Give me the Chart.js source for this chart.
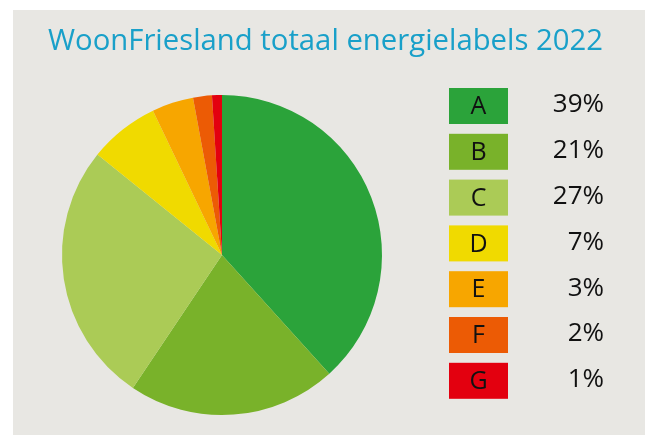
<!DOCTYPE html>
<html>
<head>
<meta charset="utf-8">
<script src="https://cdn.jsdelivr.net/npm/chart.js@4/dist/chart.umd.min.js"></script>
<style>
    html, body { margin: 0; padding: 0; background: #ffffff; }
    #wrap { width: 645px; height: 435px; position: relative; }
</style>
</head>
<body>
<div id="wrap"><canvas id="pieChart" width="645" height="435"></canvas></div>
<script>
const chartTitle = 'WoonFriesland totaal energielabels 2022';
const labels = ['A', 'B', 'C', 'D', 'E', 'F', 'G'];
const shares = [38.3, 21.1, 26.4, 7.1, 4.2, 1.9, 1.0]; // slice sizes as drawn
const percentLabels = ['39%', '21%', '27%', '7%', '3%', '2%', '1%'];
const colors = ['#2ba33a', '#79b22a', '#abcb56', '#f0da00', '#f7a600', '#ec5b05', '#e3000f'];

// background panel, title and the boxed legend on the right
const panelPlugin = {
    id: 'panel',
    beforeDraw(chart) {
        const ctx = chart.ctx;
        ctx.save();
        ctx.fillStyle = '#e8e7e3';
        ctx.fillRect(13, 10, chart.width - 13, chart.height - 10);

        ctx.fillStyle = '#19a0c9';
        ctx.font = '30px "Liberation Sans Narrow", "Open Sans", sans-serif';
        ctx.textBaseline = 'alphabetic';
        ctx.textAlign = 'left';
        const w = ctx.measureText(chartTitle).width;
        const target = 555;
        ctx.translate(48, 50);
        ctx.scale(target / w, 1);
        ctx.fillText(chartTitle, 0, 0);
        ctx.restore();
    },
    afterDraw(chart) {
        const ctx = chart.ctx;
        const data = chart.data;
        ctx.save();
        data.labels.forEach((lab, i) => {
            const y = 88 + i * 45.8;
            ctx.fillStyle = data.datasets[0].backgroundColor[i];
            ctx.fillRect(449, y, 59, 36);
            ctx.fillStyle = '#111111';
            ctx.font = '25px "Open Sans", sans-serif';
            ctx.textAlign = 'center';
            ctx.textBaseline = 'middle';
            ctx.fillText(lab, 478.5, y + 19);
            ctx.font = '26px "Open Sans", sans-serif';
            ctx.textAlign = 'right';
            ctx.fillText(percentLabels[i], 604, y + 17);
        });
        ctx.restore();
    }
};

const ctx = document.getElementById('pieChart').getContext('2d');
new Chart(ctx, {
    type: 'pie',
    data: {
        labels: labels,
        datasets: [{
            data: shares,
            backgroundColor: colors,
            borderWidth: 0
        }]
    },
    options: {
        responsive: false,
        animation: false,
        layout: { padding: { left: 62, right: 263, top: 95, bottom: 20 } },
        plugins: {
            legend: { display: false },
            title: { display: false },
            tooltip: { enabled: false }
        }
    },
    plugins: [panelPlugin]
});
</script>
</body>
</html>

+-------+

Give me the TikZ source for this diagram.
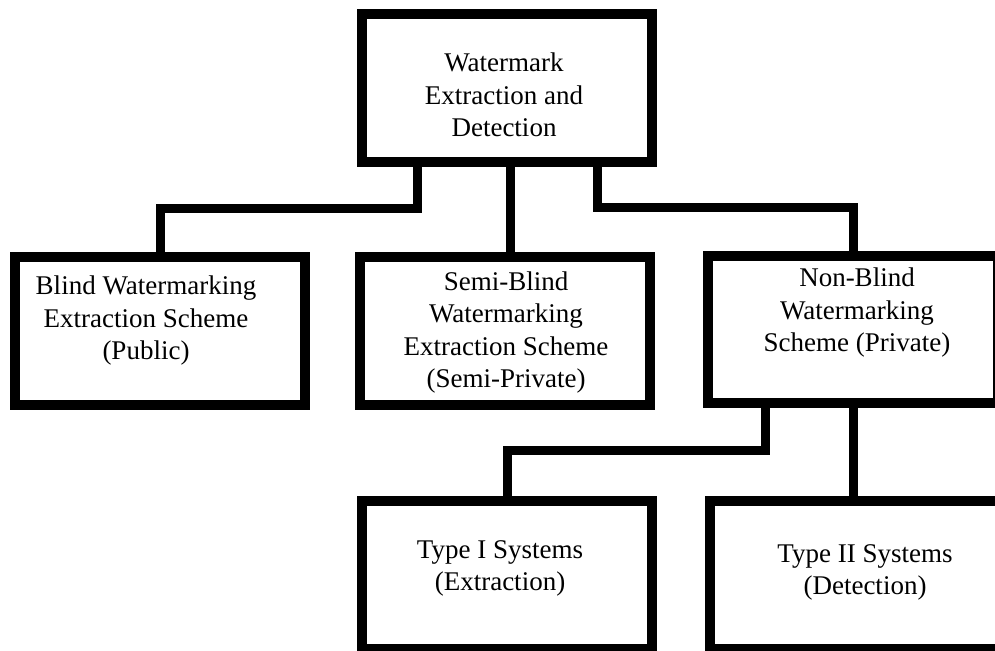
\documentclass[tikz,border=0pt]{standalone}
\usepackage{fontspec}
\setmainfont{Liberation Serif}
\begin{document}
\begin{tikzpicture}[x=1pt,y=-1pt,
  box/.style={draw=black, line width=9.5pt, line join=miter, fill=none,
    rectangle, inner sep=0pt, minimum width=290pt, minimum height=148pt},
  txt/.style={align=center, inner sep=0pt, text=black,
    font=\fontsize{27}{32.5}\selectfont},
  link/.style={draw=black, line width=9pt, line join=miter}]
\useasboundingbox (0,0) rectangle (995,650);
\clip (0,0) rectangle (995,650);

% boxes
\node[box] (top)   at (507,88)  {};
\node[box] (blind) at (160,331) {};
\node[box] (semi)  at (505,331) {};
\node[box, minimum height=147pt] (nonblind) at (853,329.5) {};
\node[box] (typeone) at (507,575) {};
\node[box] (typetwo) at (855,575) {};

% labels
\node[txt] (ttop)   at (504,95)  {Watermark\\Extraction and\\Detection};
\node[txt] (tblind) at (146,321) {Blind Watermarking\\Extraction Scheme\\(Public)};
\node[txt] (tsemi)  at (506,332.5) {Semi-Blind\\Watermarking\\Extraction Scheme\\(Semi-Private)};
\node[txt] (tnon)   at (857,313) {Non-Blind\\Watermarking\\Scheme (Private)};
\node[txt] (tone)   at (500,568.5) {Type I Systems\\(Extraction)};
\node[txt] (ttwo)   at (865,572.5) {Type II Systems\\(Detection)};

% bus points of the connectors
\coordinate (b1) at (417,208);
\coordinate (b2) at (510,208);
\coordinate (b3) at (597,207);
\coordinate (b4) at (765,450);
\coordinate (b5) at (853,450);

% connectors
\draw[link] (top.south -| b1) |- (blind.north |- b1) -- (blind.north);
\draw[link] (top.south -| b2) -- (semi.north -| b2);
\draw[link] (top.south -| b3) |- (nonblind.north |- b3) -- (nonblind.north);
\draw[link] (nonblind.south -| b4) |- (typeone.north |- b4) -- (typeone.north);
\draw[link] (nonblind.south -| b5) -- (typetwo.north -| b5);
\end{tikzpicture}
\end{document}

+-------+

• _Work to do_:
Print everything from the line with "Give me the Chart.js source for this chart." down to the line with "ctx.fillRect(13, 10, chart.width", both included, exactly as written and without the pictures.

• _Final result_:
Give me the Chart.js source for this chart.
<!DOCTYPE html>
<html>
<head>
<meta charset="utf-8">
<script src="https://cdn.jsdelivr.net/npm/chart.js@4/dist/chart.umd.min.js"></script>
<style>
    html, body { margin: 0; padding: 0; background: #ffffff; }
    #wrap { width: 645px; height: 435px; position: relative; }
</style>
</head>
<body>
<div id="wrap"><canvas id="pieChart" width="645" height="435"></canvas></div>
<script>
const chartTitle = 'WoonFriesland totaal energielabels 2022';
const labels = ['A', 'B', 'C', 'D', 'E', 'F', 'G'];
const shares = [38.3, 21.1, 26.4, 7.1, 4.2, 1.9, 1.0]; // slice sizes as drawn
const percentLabels = ['39%', '21%', '27%', '7%', '3%', '2%', '1%'];
const colors = ['#2ba33a', '#79b22a', '#abcb56', '#f0da00', '#f7a600', '#ec5b05', '#e3000f'];

// background panel, title and the boxed legend on the right
const panelPlugin = {
    id: 'panel',
    beforeDraw(chart) {
        const ctx = chart.ctx;
        ctx.save();
        ctx.fillStyle = '#e8e7e3';
        ctx.fillRect(13, 10, chart.width - 13, chart.height - 10);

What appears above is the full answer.